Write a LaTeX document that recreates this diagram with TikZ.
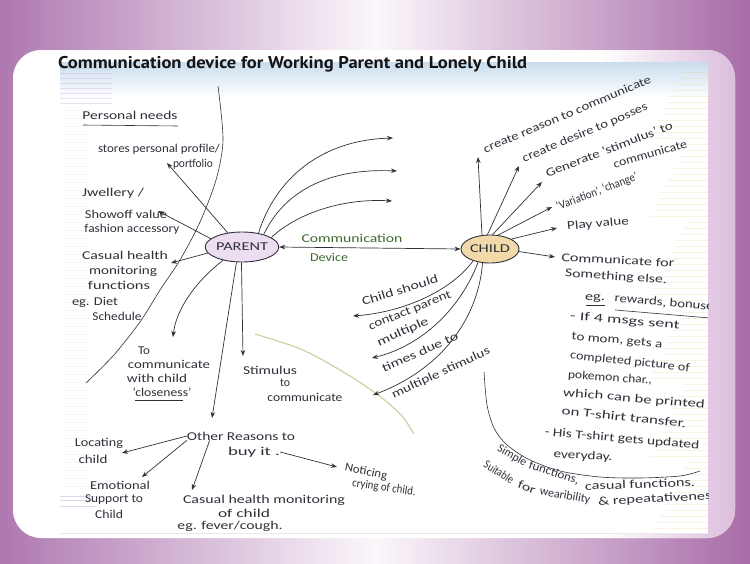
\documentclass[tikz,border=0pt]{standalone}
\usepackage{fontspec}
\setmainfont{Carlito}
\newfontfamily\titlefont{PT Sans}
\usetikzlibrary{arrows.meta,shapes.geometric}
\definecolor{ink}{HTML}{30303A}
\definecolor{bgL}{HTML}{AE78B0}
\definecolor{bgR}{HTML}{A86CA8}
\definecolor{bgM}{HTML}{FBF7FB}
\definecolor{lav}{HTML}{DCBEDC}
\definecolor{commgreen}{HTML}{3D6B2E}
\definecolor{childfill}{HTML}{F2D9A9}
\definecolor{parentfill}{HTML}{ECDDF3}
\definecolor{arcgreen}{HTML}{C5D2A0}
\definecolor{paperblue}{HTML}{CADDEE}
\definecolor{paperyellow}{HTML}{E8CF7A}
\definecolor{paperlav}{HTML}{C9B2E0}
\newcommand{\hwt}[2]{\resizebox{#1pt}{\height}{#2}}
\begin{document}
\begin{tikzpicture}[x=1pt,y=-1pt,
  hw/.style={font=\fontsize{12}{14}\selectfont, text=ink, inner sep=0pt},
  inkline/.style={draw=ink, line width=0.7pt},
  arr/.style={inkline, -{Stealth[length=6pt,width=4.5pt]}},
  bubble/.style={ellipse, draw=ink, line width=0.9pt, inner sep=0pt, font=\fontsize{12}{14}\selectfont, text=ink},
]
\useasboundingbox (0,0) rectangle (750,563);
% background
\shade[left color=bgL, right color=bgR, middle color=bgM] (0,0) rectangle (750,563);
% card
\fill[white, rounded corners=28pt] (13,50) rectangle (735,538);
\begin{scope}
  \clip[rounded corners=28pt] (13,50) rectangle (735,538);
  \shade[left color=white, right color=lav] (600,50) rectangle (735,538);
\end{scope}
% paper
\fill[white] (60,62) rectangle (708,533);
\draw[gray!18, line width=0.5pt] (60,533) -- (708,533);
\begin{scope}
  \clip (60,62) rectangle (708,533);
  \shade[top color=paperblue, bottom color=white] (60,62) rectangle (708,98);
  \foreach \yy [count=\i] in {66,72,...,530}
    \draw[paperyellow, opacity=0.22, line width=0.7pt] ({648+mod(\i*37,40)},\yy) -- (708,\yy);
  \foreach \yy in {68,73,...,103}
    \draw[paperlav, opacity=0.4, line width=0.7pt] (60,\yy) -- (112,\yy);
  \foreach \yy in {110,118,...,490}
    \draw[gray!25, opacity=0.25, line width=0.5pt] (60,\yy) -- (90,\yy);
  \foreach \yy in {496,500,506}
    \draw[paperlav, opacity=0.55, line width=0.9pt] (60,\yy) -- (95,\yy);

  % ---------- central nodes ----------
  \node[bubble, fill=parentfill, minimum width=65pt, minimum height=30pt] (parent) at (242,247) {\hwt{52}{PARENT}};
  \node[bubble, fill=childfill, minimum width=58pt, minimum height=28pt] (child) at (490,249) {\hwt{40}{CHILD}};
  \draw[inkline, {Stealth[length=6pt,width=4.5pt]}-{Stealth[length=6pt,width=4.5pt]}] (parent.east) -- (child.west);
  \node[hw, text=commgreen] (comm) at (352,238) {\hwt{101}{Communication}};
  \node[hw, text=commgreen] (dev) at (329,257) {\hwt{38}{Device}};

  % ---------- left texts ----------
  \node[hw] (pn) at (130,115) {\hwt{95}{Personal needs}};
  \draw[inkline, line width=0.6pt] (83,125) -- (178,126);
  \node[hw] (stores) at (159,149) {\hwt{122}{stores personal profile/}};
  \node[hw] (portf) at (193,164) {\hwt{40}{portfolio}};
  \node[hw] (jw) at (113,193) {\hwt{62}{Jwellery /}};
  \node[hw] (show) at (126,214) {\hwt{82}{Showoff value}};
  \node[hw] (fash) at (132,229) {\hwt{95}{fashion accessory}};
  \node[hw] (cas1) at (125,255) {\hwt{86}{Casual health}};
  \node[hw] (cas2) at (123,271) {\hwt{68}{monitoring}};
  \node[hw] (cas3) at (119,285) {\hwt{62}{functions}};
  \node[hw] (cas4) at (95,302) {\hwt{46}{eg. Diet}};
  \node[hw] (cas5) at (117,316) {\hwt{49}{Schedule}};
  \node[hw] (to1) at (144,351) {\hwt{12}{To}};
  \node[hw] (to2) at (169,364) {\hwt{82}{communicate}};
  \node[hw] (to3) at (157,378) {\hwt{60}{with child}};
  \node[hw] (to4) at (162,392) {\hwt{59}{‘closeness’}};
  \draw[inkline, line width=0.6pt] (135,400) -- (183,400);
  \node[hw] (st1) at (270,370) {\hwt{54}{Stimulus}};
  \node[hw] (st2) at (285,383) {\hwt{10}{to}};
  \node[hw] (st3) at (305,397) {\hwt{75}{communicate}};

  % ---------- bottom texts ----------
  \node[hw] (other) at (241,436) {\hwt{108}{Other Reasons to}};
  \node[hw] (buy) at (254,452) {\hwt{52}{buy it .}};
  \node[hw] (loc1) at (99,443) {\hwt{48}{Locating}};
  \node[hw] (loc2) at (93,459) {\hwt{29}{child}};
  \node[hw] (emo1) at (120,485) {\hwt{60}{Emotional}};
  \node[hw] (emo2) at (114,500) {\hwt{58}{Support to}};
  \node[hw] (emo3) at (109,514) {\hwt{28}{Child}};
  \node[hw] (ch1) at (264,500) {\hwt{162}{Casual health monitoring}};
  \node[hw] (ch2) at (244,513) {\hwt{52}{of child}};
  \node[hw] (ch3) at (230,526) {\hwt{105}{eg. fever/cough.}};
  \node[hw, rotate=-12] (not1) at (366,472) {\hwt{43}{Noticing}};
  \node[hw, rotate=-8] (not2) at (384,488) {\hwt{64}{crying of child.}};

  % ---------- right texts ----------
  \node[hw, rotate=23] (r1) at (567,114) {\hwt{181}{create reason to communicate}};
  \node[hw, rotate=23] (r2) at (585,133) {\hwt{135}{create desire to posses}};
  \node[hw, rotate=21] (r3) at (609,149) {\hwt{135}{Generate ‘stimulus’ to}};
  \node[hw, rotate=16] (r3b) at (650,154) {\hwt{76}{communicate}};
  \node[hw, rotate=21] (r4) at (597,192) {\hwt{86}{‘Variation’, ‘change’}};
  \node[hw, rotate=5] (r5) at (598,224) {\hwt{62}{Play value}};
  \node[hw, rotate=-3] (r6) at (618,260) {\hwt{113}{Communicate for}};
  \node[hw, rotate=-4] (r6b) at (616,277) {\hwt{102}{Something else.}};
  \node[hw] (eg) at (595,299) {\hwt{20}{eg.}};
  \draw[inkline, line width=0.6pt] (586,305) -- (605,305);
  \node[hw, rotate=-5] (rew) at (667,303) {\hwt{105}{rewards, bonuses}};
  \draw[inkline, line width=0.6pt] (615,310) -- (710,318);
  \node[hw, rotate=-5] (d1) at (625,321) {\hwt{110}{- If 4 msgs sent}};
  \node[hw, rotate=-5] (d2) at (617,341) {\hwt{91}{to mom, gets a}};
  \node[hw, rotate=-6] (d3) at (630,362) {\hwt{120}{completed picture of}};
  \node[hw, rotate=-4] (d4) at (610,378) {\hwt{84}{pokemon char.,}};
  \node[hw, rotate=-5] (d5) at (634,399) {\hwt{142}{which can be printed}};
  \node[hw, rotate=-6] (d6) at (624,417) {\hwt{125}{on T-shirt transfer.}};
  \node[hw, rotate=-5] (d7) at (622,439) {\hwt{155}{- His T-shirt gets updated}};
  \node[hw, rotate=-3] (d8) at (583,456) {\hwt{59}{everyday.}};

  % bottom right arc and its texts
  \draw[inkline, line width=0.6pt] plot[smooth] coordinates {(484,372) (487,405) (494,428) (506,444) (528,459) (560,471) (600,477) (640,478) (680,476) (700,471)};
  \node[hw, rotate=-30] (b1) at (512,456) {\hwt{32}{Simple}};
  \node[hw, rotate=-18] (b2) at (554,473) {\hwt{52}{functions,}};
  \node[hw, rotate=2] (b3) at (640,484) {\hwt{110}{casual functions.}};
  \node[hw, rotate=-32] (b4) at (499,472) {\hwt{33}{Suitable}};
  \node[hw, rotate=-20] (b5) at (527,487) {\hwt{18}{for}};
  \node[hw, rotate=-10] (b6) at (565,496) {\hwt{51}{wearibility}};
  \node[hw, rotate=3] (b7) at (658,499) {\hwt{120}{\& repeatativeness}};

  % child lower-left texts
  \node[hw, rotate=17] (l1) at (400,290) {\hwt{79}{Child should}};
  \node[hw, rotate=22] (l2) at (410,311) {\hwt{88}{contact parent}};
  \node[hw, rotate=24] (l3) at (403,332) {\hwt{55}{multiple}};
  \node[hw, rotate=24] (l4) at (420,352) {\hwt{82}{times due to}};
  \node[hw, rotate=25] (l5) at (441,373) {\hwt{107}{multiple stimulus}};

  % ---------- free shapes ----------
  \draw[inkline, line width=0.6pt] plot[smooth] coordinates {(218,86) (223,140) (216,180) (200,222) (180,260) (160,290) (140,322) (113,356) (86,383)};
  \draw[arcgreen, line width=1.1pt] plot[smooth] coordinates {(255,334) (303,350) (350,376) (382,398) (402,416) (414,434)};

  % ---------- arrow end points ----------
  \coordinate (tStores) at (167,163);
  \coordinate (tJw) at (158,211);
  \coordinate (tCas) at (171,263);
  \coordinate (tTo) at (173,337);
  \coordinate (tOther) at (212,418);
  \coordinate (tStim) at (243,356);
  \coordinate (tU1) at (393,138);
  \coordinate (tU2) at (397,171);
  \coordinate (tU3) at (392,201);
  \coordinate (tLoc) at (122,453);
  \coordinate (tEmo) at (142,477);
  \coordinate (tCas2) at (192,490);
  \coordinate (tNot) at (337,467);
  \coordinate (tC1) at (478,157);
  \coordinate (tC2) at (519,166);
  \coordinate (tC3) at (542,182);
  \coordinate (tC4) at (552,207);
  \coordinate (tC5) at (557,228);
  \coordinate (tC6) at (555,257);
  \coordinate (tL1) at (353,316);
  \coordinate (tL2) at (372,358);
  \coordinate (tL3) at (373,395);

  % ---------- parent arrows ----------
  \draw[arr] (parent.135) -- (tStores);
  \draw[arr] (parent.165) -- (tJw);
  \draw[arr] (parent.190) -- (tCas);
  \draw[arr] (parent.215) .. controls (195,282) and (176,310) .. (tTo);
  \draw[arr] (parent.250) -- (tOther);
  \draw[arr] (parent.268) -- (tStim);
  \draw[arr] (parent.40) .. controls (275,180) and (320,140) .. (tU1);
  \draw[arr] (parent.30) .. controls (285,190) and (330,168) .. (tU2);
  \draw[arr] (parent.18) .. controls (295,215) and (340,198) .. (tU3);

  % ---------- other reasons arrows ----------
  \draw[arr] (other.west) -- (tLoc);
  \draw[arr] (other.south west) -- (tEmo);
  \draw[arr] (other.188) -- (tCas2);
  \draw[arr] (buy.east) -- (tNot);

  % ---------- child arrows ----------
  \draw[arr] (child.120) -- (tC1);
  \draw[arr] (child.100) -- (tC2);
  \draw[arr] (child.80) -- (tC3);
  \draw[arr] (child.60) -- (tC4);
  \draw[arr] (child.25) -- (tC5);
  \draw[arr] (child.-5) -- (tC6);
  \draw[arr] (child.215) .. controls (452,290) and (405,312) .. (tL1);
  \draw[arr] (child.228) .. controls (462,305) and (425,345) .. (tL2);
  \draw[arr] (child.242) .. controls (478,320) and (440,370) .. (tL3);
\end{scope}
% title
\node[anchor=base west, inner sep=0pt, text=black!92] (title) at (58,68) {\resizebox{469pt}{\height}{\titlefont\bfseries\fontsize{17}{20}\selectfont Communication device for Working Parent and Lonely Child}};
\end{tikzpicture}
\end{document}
* * *
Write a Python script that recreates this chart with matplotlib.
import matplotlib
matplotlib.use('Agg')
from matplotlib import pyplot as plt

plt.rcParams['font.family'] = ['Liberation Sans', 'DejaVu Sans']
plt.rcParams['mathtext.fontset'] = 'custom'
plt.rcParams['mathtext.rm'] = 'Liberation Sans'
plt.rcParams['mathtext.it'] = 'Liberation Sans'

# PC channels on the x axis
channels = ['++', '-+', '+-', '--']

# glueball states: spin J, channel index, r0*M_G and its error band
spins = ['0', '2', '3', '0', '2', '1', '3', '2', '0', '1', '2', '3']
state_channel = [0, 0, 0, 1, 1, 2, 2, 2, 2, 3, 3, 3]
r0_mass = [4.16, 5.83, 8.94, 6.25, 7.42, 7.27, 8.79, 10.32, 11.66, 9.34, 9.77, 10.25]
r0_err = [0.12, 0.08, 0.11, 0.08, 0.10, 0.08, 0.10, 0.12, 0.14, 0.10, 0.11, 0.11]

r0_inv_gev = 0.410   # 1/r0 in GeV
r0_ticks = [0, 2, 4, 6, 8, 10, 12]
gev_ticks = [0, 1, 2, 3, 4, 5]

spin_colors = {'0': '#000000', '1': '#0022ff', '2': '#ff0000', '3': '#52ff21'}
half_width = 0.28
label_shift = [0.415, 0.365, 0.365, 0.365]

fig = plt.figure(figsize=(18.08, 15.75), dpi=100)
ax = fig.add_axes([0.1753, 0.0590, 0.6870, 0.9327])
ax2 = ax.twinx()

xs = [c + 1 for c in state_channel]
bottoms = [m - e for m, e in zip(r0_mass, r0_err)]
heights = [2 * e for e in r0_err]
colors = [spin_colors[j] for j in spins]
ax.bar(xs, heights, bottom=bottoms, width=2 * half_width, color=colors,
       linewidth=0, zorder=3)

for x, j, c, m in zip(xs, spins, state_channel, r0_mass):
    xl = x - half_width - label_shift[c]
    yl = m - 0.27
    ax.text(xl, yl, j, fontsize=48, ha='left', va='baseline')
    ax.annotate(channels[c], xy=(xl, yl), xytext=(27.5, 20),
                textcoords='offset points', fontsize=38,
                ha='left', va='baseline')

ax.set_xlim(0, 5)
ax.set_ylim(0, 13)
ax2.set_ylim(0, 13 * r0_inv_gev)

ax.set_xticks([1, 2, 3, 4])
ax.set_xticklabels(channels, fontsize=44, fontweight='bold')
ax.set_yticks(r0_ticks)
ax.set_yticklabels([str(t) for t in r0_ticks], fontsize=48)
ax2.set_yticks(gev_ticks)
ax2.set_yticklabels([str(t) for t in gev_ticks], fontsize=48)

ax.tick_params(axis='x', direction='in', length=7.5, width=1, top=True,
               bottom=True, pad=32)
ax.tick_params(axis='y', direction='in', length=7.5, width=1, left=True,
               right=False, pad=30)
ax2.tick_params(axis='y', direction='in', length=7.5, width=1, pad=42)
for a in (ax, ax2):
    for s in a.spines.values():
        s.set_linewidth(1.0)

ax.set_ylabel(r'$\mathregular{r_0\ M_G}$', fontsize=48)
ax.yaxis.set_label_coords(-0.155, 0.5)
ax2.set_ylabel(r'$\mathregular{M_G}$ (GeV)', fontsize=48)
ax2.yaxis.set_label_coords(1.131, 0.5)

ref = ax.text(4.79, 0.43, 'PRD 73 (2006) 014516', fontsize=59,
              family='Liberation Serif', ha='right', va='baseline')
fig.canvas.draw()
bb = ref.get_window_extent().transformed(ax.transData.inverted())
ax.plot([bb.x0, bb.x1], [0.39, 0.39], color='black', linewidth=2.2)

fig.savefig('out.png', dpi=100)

* _Written instruction_
Output exactly the lines of the material above from the one containing "Write a Python" up to and including the one containing "0.10, 0.11, 0.11]".

* _Solution to the problem_
Write a Python script that recreates this chart with matplotlib.
import matplotlib
matplotlib.use('Agg')
from matplotlib import pyplot as plt

plt.rcParams['font.family'] = ['Liberation Sans', 'DejaVu Sans']
plt.rcParams['mathtext.fontset'] = 'custom'
plt.rcParams['mathtext.rm'] = 'Liberation Sans'
plt.rcParams['mathtext.it'] = 'Liberation Sans'

# PC channels on the x axis
channels = ['++', '-+', '+-', '--']

# glueball states: spin J, channel index, r0*M_G and its error band
spins = ['0', '2', '3', '0', '2', '1', '3', '2', '0', '1', '2', '3']
state_channel = [0, 0, 0, 1, 1, 2, 2, 2, 2, 3, 3, 3]
r0_mass = [4.16, 5.83, 8.94, 6.25, 7.42, 7.27, 8.79, 10.32, 11.66, 9.34, 9.77, 10.25]
r0_err = [0.12, 0.08, 0.11, 0.08, 0.10, 0.08, 0.10, 0.12, 0.14, 0.10, 0.11, 0.11]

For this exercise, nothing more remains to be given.